REQUIREMENTS
Without the images, write out the whole listing exactly.

COLLECTED MATERIAL

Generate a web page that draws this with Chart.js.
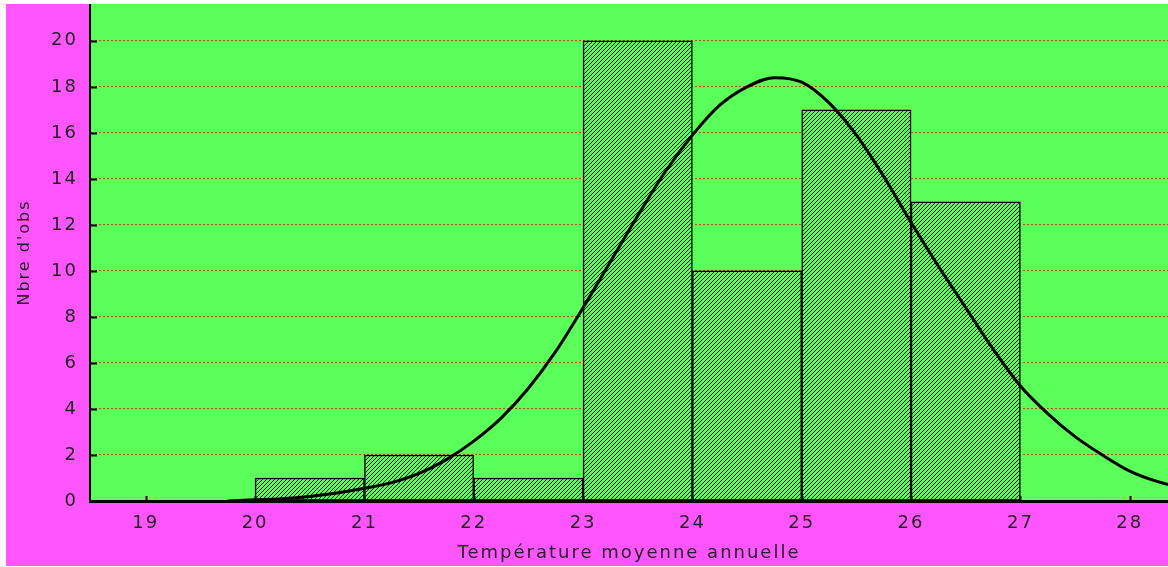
<!DOCTYPE html>
<html>
<head>
<meta charset="utf-8">
<script src="https://cdn.jsdelivr.net/npm/chart.js@4.4.1/dist/chart.umd.min.js"></script>
<style>
    body { margin: 0; background: #ffffff; }
    #wrap { position: absolute; left: 6px; top: 4px; width: 1162px; height: 562px; }
</style>
</head>
<body>
<div id="wrap"><canvas id="histChart" width="1162" height="562"></canvas></div>
<script>
// Histogram classes (lower bound) and counts
const binStarts = [20, 21, 22, 23, 24, 25, 26];
const binCounts = [1, 2, 1, 20, 10, 17, 13];

// Fitted normal curve, values every 0.25 degree
const curveX = [19.75, 20, 20.25, 20.5, 20.75, 21, 21.25, 21.5, 21.75, 22, 22.25, 22.5, 22.75,
    23, 23.25, 23.5, 23.75, 24, 24.25, 24.5, 24.75, 25, 25.25, 25.5, 25.75,
    26, 26.25, 26.5, 26.75, 27, 27.25, 27.5, 27.75, 28, 28.25, 28.5];
const curveY = [0, 0.05, 0.1, 0.2, 0.35, 0.55, 0.8, 1.2, 1.8, 2.6, 3.6, 4.9, 6.5,
    8.4, 10.4, 12.4, 14.3, 15.9, 17.2, 18.0, 18.4, 18.2, 17.3, 15.9, 14.1,
    12.1, 10.2, 8.4, 6.6, 5.0, 3.8, 2.8, 2.0, 1.3, 0.85, 0.55];

// Tick labels
const xTicks = [19, 20, 21, 22, 23, 24, 25, 26, 27, 28];
const yTicks = [0, 2, 4, 6, 8, 10, 12, 14, 16, 18, 20];

const MAGENTA = '#ff55ff';
const GREEN = '#5aff5a';

const canvas = document.getElementById('histChart');
const ctx = canvas.getContext('2d');

// diagonal hatch for the bars
function makeHatch() {
    const tile = document.createElement('canvas');
    tile.width = 4;
    tile.height = 4;
    const g = tile.getContext('2d');
    g.fillStyle = GREEN;
    g.fillRect(0, 0, 4, 4);
    g.fillStyle = '#000000';
    for (let i = 0; i < 4; i++) {
        g.fillRect(i, 3 - i, 1, 1);
    }
    return ctx.createPattern(tile, 'repeat');
}

const backgroundPlugin = {
    id: 'panelBackground',
    beforeDraw(chart) {
        const c = chart.ctx;
        const a = chart.chartArea;
        c.save();
        c.fillStyle = MAGENTA;
        c.fillRect(0, 0, chart.width, chart.height);
        c.fillStyle = GREEN;
        c.fillRect(a.left, a.top, a.right - a.left, a.bottom - a.top);
        c.restore();
        c.letterSpacing = '2px';
    }
};

// small tick marks pointing into the plot
const innerTicksPlugin = {
    id: 'innerTicks',
    afterDatasetsDraw(chart) {
        const c = chart.ctx;
        const a = chart.chartArea;
        const xs = chart.scales.x;
        const ys = chart.scales.y;
        c.save();
        c.strokeStyle = '#000000';
        c.lineWidth = 2;
        c.beginPath();
        yTicks.forEach(v => {
            const py = Math.round(ys.getPixelForValue(v)) + 0.5;
            c.moveTo(a.left, py);
            c.lineTo(a.left + 7, py);
        });
        xTicks.forEach(v => {
            const px = Math.round(xs.getPixelForValue(v)) + 0.5;
            c.moveTo(px, a.bottom);
            c.lineTo(px, a.bottom - 5);
        });
        c.stroke();
        c.restore();
    }
};

const tickFont = { family: 'DejaVu Sans', size: 18 };

new Chart(ctx, {
    type: 'bar',
    data: {
        datasets: [
            {
                type: 'line',
                label: 'Normale',
                data: curveX.map((x, i) => ({ x: x, y: curveY[i] })),
                borderColor: '#000000',
                borderWidth: 3,
                pointRadius: 0,
                cubicInterpolationMode: 'monotone',
                fill: false,
                order: 0
            },
            {
                label: "Nbre d'obs",
                data: binStarts.map((s, i) => ({ x: s + 0.5, y: binCounts[i] })),
                backgroundColor: makeHatch(),
                borderColor: '#000000',
                borderWidth: 1.5,
                borderSkipped: false,
                barPercentage: 1,
                categoryPercentage: 1,
                order: 1
            }
        ]
    },
    plugins: [backgroundPlugin, innerTicksPlugin],
    options: {
        responsive: false,
        animation: false,
        layout: { padding: 0 },
        plugins: {
            legend: { display: false },
            tooltip: { enabled: false }
        },
        scales: {
            x: {
                type: 'linear',
                min: 18.49,
                max: 28.35,
                offset: false,
                afterBuildTicks: s => { s.ticks = xTicks.map(v => ({ value: v })); },
                afterFit: s => {
                    s.height = 65;
                    s.paddingLeft = 0;
                    s.paddingRight = 0;
                },
                grid: { display: false, drawTicks: false, offset: false },
                border: { display: true, color: '#000000', width: 3 },
                ticks: {
                    color: '#222222',
                    font: tickFont,
                    padding: 12,
                    maxRotation: 0,
                    autoSkip: false
                },
                title: {
                    display: true,
                    text: 'Température moyenne annuelle',
                    color: '#222222',
                    font: { family: 'DejaVu Sans', size: 18 },
                    padding: { top: 0, bottom: 2 }
                }
            },
            y: {
                min: 0,
                max: 21.6,
                afterBuildTicks: s => { s.ticks = yTicks.map(v => ({ value: v })); },
                afterFit: s => {
                    s.width = 84;
                    s.paddingTop = 0;
                    s.paddingBottom = 0;
                },
                grid: {
                    drawTicks: false,
                    color: c => (c.tick && c.tick.value === 0) ? 'rgba(0,0,0,0)' : '#b5482a',
                    lineWidth: 1
                },
                border: { display: true, color: '#000000', width: 2, dash: [2, 2] },
                ticks: {
                    color: '#222222',
                    font: tickFont,
                    padding: 12
                },
                title: {
                    display: true,
                    text: "Nbre d'obs",
                    color: '#222222',
                    font: { family: 'DejaVu Sans', size: 16 },
                    padding: { top: 9, bottom: 0 }
                }
            }
        }
    }
});
</script>
</body>
</html>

REPLY
Generate a web page that draws this with Chart.js.
<!DOCTYPE html>
<html>
<head>
<meta charset="utf-8">
<script src="https://cdn.jsdelivr.net/npm/chart.js@4.4.1/dist/chart.umd.min.js"></script>
<style>
    body { margin: 0; background: #ffffff; }
    #wrap { position: absolute; left: 6px; top: 4px; width: 1162px; height: 562px; }
</style>
</head>
<body>
<div id="wrap"><canvas id="histChart" width="1162" height="562"></canvas></div>
<script>
// Histogram classes (lower bound) and counts
const binStarts = [20, 21, 22, 23, 24, 25, 26];
const binCounts = [1, 2, 1, 20, 10, 17, 13];

// Fitted normal curve, values every 0.25 degree
const curveX = [19.75, 20, 20.25, 20.5, 20.75, 21, 21.25, 21.5, 21.75, 22, 22.25, 22.5, 22.75,
    23, 23.25, 23.5, 23.75, 24, 24.25, 24.5, 24.75, 25, 25.25, 25.5, 25.75,
    26, 26.25, 26.5, 26.75, 27, 27.25, 27.5, 27.75, 28, 28.25, 28.5];
const curveY = [0, 0.05, 0.1, 0.2, 0.35, 0.55, 0.8, 1.2, 1.8, 2.6, 3.6, 4.9, 6.5,
    8.4, 10.4, 12.4, 14.3, 15.9, 17.2, 18.0, 18.4, 18.2, 17.3, 15.9, 14.1,
    12.1, 10.2, 8.4, 6.6, 5.0, 3.8, 2.8, 2.0, 1.3, 0.85, 0.55];

// Tick labels
const xTicks = [19, 20, 21, 22, 23, 24, 25, 26, 27, 28];
const yTicks = [0, 2, 4, 6, 8, 10, 12, 14, 16, 18, 20];

const MAGENTA = '#ff55ff';
const GREEN = '#5aff5a';

const canvas = document.getElementById('histChart');
const ctx = canvas.getContext('2d');

// diagonal hatch for the bars
function makeHatch() {
    const tile = document.createElement('canvas');
    tile.width = 4;
    tile.height = 4;
    const g = tile.getContext('2d');
    g.fillStyle = GREEN;
    g.fillRect(0, 0, 4, 4);
    g.fillStyle = '#000000';
    for (let i = 0; i < 4; i++) {
        g.fillRect(i, 3 - i, 1, 1);
    }
    return ctx.createPattern(tile, 'repeat');
}

const backgroundPlugin = {
    id: 'panelBackground',
    beforeDraw(chart) {
        const c = chart.ctx;
        const a = chart.chartArea;
        c.save();
        c.fillStyle = MAGENTA;
        c.fillRect(0, 0, chart.width, chart.height);
        c.fillStyle = GREEN;
        c.fillRect(a.left, a.top, a.right - a.left, a.bottom - a.top);
        c.restore();
        c.letterSpacing = '2px';
    }
};

// small tick marks pointing into the plot
const innerTicksPlugin = {
    id: 'innerTicks',
    afterDatasetsDraw(chart) {
        const c = chart.ctx;
        const a = chart.chartArea;
        const xs = chart.scales.x;
        const ys = chart.scales.y;
        c.save();
        c.strokeStyle = '#000000';
        c.lineWidth = 2;
        c.beginPath();
        yTicks.forEach(v => {
            const py = Math.round(ys.getPixelForValue(v)) + 0.5;
            c.moveTo(a.left, py);
            c.lineTo(a.left + 7, py);
        });
        xTicks.forEach(v => {
            const px = Math.round(xs.getPixelForValue(v)) + 0.5;
            c.moveTo(px, a.bottom);
            c.lineTo(px, a.bottom - 5);
        });
        c.stroke();
        c.restore();
    }
};

const tickFont = { family: 'DejaVu Sans', size: 18 };

new Chart(ctx, {
    type: 'bar',
    data: {
        datasets: [
            {
                type: 'line',
                label: 'Normale',
                data: curveX.map((x, i) => ({ x: x, y: curveY[i] })),
                borderColor: '#000000',
                borderWidth: 3,
                pointRadius: 0,
                cubicInterpolationMode: 'monotone',
                fill: false,
                order: 0
            },
            {
                label: "Nbre d'obs",
                data: binStarts.map((s, i) => ({ x: s + 0.5, y: binCounts[i] })),
                backgroundColor: makeHatch(),
                borderColor: '#000000',
                borderWidth: 1.5,
                borderSkipped: false,
                barPercentage: 1,
                categoryPercentage: 1,
                order: 1
            }
        ]
    },
    plugins: [backgroundPlugin, innerTicksPlugin],
    options: {
        responsive: false,
        animation: false,
        layout: { padding: 0 },
        plugins: {
            legend: { display: false },
            tooltip: { enabled: false }
        },
        scales: {
            x: {
                type: 'linear',
                min: 18.49,
                max: 28.35,
                offset: false,
                afterBuildTicks: s => { s.ticks = xTicks.map(v => ({ value: v })); },
                afterFit: s => {
                    s.height = 65;
                    s.paddingLeft = 0;
                    s.paddingRight = 0;
                },
                grid: { display: false, drawTicks: false, offset: false },
                border: { display: true, color: '#000000', width: 3 },
                ticks: {
                    color: '#222222',
                    font: tickFont,
                    padding: 12,
                    maxRotation: 0,
                    autoSkip: false
                },
                title: {
                    display: true,
                    text: 'Température moyenne annuelle',
                    color: '#222222',
                    font: { family: 'DejaVu Sans', size: 18 },
                    padding: { top: 0, bottom: 2 }
                }
            },
            y: {
                min: 0,
                max: 21.6,
                afterBuildTicks: s => { s.ticks = yTicks.map(v => ({ value: v })); },
                afterFit: s => {
                    s.width = 84;
                    s.paddingTop = 0;
                    s.paddingBottom = 0;
                },
                grid: {
                    drawTicks: false,
                    color: c => (c.tick && c.tick.value === 0) ? 'rgba(0,0,0,0)' : '#b5482a',
                    lineWidth: 1
                },
                border: { display: true, color: '#000000', width: 2, dash: [2, 2] },
                ticks: {
                    color: '#222222',
                    font: tickFont,
                    padding: 12
                },
                title: {
                    display: true,
                    text: "Nbre d'obs",
                    color: '#222222',
                    font: { family: 'DejaVu Sans', size: 16 },
                    padding: { top: 9, bottom: 0 }
                }
            }
        }
    }
});
</script>
</body>
</html>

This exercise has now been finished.